It was notable that the maternal gDMRs in the KHDC3Lc.1A>G oocytes, preimplantation embryo and mole exhibited a range of LoM; in addition, there was evidence that individual KHDC3Lc.1A>G oocytes varied in the severity of gDMR LoM. In comparison, molar tissue from women of the first reported KHDC3L pedigree had complete LoM at the few gDMRs evaluated [12]. At present, we do not know the reason for this variation in methylation loss. Similar to our patient D, the mutation in the original pedigree was identified in the initiation codon of KHDC3L, but at the + 3 position [4, 12]. In transfections, Parry and co-workers demonstrated the use of the next available in-frame ATG codon (at position 14) for translation of an amino-terminally truncated protein from this mutation [4]. If some residual, truncated protein were translated in vivo, or if other SCMC proteins partially compensate for the loss of KHDC3L, this could account for the partial LoM we observe.

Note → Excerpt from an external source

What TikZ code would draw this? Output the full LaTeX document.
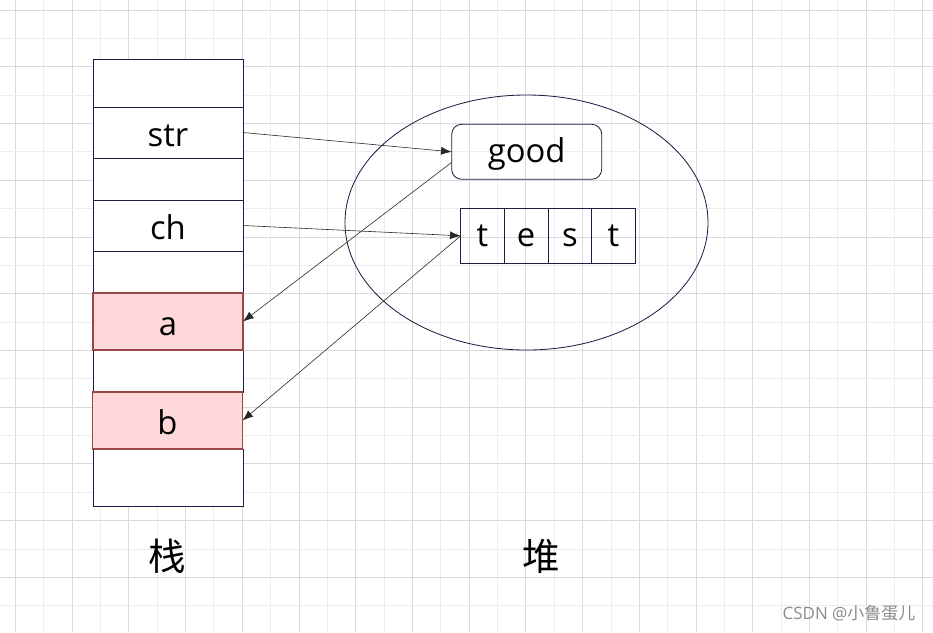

Alternatively, if KHDC3L deficiency results in a structural defect in the SCMC that impairs the normal localisation or activity of factors essential for methylation, it might manifest at a time in oocyte growth when de novo methylation is already in progress, such that it attenuates rather than completely prevents methylation. Consistent with this possibility, studies in mice indicate there is asynchrony in the acquisition of methylation of gDMRs and CGIs during oocyte growth [55,56,57], and recent single-cell analysis of growing and fully-grown oocytes shows some heterogeneity amongst oocytes in methylation of maternal gDMRs [58]. This has some similarity with the variation in gDMR methylation we observe in KHDC3Lc.1A>G oocytes, again consistent with the notion that the progression of de novo methylation during oocyte growth is impaired. Future analysis of the de novo methylation process during normal human oogenesis, as well as knowledge of the timing of elaboration of the SCMC, may help resolve this issue.

Conclusions

In conclusion, we show that a mutation causing BiCHM results in a substantial and generalised reduction in methylation in oocytes, together with impaired maintenance of gDMR methylation during preimplantation development, and persistence of methylation defects preferentially at imprinted loci post-implantation. The discovery of a primary oocyte defect will now focus attention on how the mechanism of methylation establishment is globally impaired by defects in the SCMC. It also has important implications for possible therapeutic interventions in patient oocytes; these would be very challenging and, if to be considered, would have to aim to restore de novo methylation during oocyte growth, perhaps by injection of KHDC3L cRNA into oocytes growing in in vitro follicle culture systems [59,60,61].